Dosyada bulunan kanıt ve belgelere, Yargıtay ilamında yazılı gerekçelere göre davacı idare vekilinin aşağıdaki bendin kapsamı dışında kalan sair karar düzeltme istekleri HUMK’nun 440. maddesinde yazılı nedenlerden hiçbirisine uymadığından yerinde değildir.
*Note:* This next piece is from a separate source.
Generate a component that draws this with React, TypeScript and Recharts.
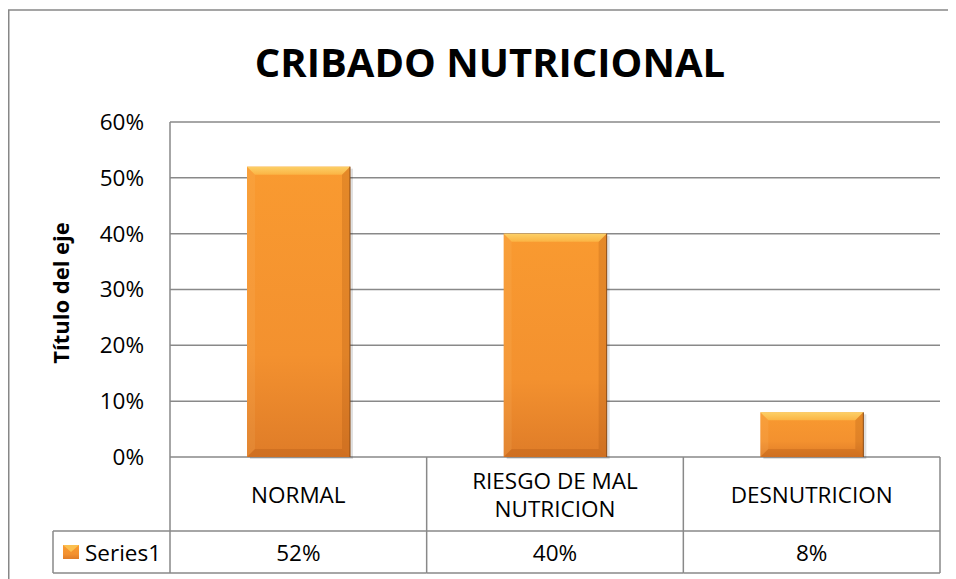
import { Bar, BarChart, CartesianGrid, Customized, XAxis, YAxis } from 'recharts'

const categories = ['NORMAL', 'RIESGO DE MAL NUTRICION', 'DESNUTRICION']
const series1 = [52, 40, 8]
const yTicks = [0, 10, 20, 30, 40, 50, 60]
const seriesName = 'Series1'
const chartTitle = 'CRIBADO NUTRICIONAL'
const yAxisTitle = 'Título del eje'

const data = categories.map((name, i) => ({ name, value: series1[i] }))

const W = 948
const H = 571
const PLOT_RIGHT = 932
const PLOT_LEFT = 162
const PLOT_BOTTOM = 449
const ROW1_BOTTOM = 523
const ROW2_BOTTOM = 565
const TABLE_LEFT = 45
const BAND = (PLOT_RIGHT - PLOT_LEFT) / categories.length
const LINE = '#898989'
const FONT = '"Open Sans", sans-serif'

function wrapLabel(text: string, maxChars = 14) {
  const lines: string[] = []
  let cur = ''
  for (const word of text.split(' ')) {
    const next = cur ? cur + ' ' + word : word
    if (next.length > maxChars && cur) {
      lines.push(cur)
      cur = word
    } else {
      cur = next
    }
  }
  if (cur) lines.push(cur)
  return lines
}

function BevelBar(props: any) {
  const { x, y, width: w, height: h } = props
  if (!h || h <= 0) return null
  const b = Math.min(8, h / 2)
  return (
    <g>
      <rect x={x + 3} y={y + 2} width={w} height={h} fill="rgba(0,0,0,0.12)" />
      <rect x={x} y={y} width={w} height={h} fill="url(#barGrad)" />
      <polygon
        points={`${x},${y} ${x + w},${y} ${x + w - b},${y + b} ${x + b},${y + b}`}
        fill="url(#topBevel)"
      />
      <polygon
        points={`${x + w},${y} ${x + w},${y + h} ${x + w - b},${y + h - b} ${x + w - b},${y + b}`}
        fill="rgba(150,70,10,0.2)"
      />
      <polygon
        points={`${x},${y} ${x + b},${y + b} ${x + b},${y + h - b} ${x},${y + h}`}
        fill="rgba(255,220,150,0.1)"
      />
      <polygon
        points={`${x},${y + h} ${x + b},${y + h - b} ${x + w - b},${y + h - b} ${x + w},${y + h}`}
        fill="rgba(150,70,10,0.22)"
      />
      <line x1={x + w} y1={y} x2={x + w} y2={y + h} stroke="#8a4a14" strokeWidth={1} />
    </g>
  )
}

function TableTick(props: any) {
  const { x, payload, index } = props
  const left = x - BAND / 2
  const right = x + BAND / 2
  const lines = wrapLabel(String(payload.value))
  const midY = (PLOT_BOTTOM + ROW1_BOTTOM) / 2
  const lh = 28
  const valueY = (ROW1_BOTTOM + ROW2_BOTTOM) / 2
  return (
    <g>
      {index === 0 && (
        <g>
          <line x1={left} y1={PLOT_BOTTOM} x2={left} y2={ROW2_BOTTOM} stroke={LINE} strokeWidth={1.5} />
          <line x1={TABLE_LEFT} y1={ROW1_BOTTOM} x2={left} y2={ROW1_BOTTOM} stroke={LINE} strokeWidth={1.5} />
          <line x1={TABLE_LEFT} y1={ROW2_BOTTOM} x2={left} y2={ROW2_BOTTOM} stroke={LINE} strokeWidth={1.5} />
          <line x1={TABLE_LEFT} y1={ROW1_BOTTOM} x2={TABLE_LEFT} y2={ROW2_BOTTOM} stroke={LINE} strokeWidth={1.5} />
          <rect x={TABLE_LEFT + 10} y={valueY - 7} width={16} height={14} fill="url(#barGrad)" />
          <polygon
            points={`${TABLE_LEFT + 10},${valueY - 7} ${TABLE_LEFT + 26},${valueY - 7} ${TABLE_LEFT + 18},${valueY}`}
            fill="#fbc050"
          />
          <text x={TABLE_LEFT + 32} y={valueY} dominantBaseline="central" fontFamily={FONT} fontSize={22.5} fill="#000">
            {seriesName}
          </text>
        </g>
      )}
      <line x1={right} y1={PLOT_BOTTOM} x2={right} y2={ROW2_BOTTOM} stroke={LINE} strokeWidth={1.5} />
      <line x1={left} y1={ROW1_BOTTOM} x2={right} y2={ROW1_BOTTOM} stroke={LINE} strokeWidth={1.5} />
      <line x1={left} y1={ROW2_BOTTOM} x2={right} y2={ROW2_BOTTOM} stroke={LINE} strokeWidth={1.5} />
      {lines.map((ln, i) => (
        <text
          key={i}
          x={x}
          y={midY + (i - (lines.length - 1) / 2) * lh}
          textAnchor="middle"
          dominantBaseline="central"
          fontFamily={FONT}
          fontSize={22.5}
          fill="#000"
        >
          {ln}
        </text>
      ))}
      <text x={x} y={valueY} textAnchor="middle" dominantBaseline="central" fontFamily={FONT} fontSize={22.5} fill="#000">
        {`${series1[index]}%`}
      </text>
    </g>
  )
}

function Decorations() {
  return (
    <g>
      <defs>
        <linearGradient id="barGrad" x1="0" y1="0" x2="0" y2="1">
          <stop offset="0%" stopColor="#f99a30" />
          <stop offset="65%" stopColor="#f3912f" />
          <stop offset="100%" stopColor="#df7c28" />
        </linearGradient>
        <linearGradient id="topBevel" x1="0" y1="0" x2="0" y2="1">
          <stop offset="0%" stopColor="#fcd067" />
          <stop offset="100%" stopColor="#fbb444" />
        </linearGradient>
      </defs>
      <line x1={0.75} y1={2} x2={0.75} y2={H} stroke="#878787" strokeWidth={1.5} />
      <line x1={0} y1={2} x2={W} y2={2} stroke="#878787" strokeWidth={1.5} />
      <text x={482} y={69} textAnchor="middle" fontFamily={FONT} fontWeight={700} fontSize={40} fill="#000">
        {chartTitle}
      </text>
      <text
        x={52}
        y={285}
        transform="rotate(-90 52 285)"
        textAnchor="middle"
        dominantBaseline="central"
        fontFamily={FONT}
        fontWeight={700}
        fontSize={22}
        fill="#000"
      >
        {yAxisTitle}
      </text>
    </g>
  )
}

export default function App() {
  return (
    <BarChart
      width={W}
      height={H}
      data={data}
      margin={{ top: 114, right: W - PLOT_RIGHT, bottom: 0, left: PLOT_LEFT - 100 }}
      barSize={103}
    >
      <Customized component={Decorations} />
      <CartesianGrid vertical={false} stroke={LINE} strokeWidth={1.5} />
      <XAxis
        dataKey="name"
        height={H - PLOT_BOTTOM}
        axisLine={false}
        tickLine={false}
        interval={0}
        tick={<TableTick />}
      />
      <YAxis
        width={100}
        domain={[0, 60]}
        ticks={yTicks}
        tickFormatter={(v: number) => `${v}%`}
        axisLine={{ stroke: LINE, strokeWidth: 1.5 }}
        tickLine={false}
        tickSize={0}
        tickMargin={26}
        tick={{ fill: '#000', fontSize: 22.5, fontFamily: FONT }}
      />
      <Bar dataKey="value" shape={<BevelBar />} isAnimationActive={false} />
    </BarChart>
  )
}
Ancak;
Anayasa Mahkemesinin 27/11/2020 gün ve 31317 sayılı Resmi Gazetede yayımlanan 16/07/2020 tarih 2018/104 Esas 2020/39 sayılı Kamulaştırma Kanununun 10/8 maddesindeki iptal kararının nazara alınması gerektiği bu kez yapılan inceleme de anlaşıldığından;
Davacı idare vekilinin karar düzeltme isteminin kabulü ile Dairemizin 01.10.2020 günlü 2019/5641 Esas, 2020/7812 Karar sayılı bozma ilamının kaldırılmasına karar verildikten sonra yapılan değerlendirmede;
Mahkemece uyulan bozma kararı gereğince inceleme ve işlem yapılarak hüküm kurulmuş, karar, taraf vekillerince temyiz edilmiştir.
Dosyadaki bilgi ve belgelere göre; bozma ilamına uyularak yapılan inceleme sonucunda davanın kabulüne karar verilmesinde bir isabetsizlik görülmemiştir.Ancak;
1-Dairemiz bozma ilamında dava konusu taşınmazın kamulaştırılmasından arta kalan 57,85 m2 kısmı kullanılamaz hale geldiğinden bahisle tüm bedelinin verilmesi gerektiği belirtildiği halde davalı tarafça bozma sonrası yapılan yargılamada arta kalanın tamemen kamulaştırılması istenmediğinden, öncelikle davacı idareye geri kalan taşınmaz bedelinin tamamını ödemek suretiyle taşınmazın tamamının mülkiyet hakkını kazanma imkanı sağlanması ve talebi halinde taşınmaz bedelinin tamamına hükmedilmesi aksi halde %50 değer azalış oranına göre karar verilmesi gerekirken, eksik inceleme ile yazılı şekilde karar verilmesi,
2-Avrupa İnsan Hakları Mahkemesinin 12055/17 numaralı başvuru sonucu verilen 23.10.2018 tarihli kararı ve Anayasa Mahkemesinin 2016/9364 başvuru numaralı, 01.06.2019 gün 30791 sayılı Resmi Gazete’de yayımlanan kararı da göz önüne alındığında davacı idare lehine vekalet ücretine hükmedilmemesi gerektiğinin düşünülmemesi,
Doğru olmadığı gibi;
3-Anayasa Mahkemesinin 27/11/2020 gün 31317 sayılı Resmi Gazete’de yayımlanan 16/07/2020 tarih 2018/104 Esas, 2020/39 Karar sayılı kararı ile 7139 sayılı Kanunla Değişik Kamulaştırma Kanunun 10/8. fıkrasının dördüncü cümlesi; “idarenin kıymet takdir komisyonunca tespit edilen bedelden az olması durumunda hâkim tarafından tespit edilen bedel, fazla olması durumunda idarenin kıymet takdir komisyonunca tespit ettiği bedel, peşin ve nakit olarak hak sahibi adına, kalanı ise bedele ilişkin kararın kesinleşmesine kadar üçer aylık vadeli hesapta nemalandırılmak ve kesinleşen karara göre hak sahibine verilmek üzere” bölümü ile yedinci cümlesinde yer alan “idarenin kıymet takdir komisyonunca tespit ettiği bedelden fazla olması halinde fazla olan tutarın bloke edildiğine” ibaresinin Anayasa’ya aykırı olduğu ve iptal edildiği nazara alınarak hüküm kurulması gerektiğinden,
Hükmün yukarıda açıklanan gerekçelerle taraf vekillerinin temyiz isteminin kabulü ile BOZULMASINA, davalıdan peşin alınan temyiz harcının istenildiğinde iadesine ve temyize başvurma harcının Hazineye irad kaydedilmesine, 15/04/2021 gününde oybirliğiyle karar verildi.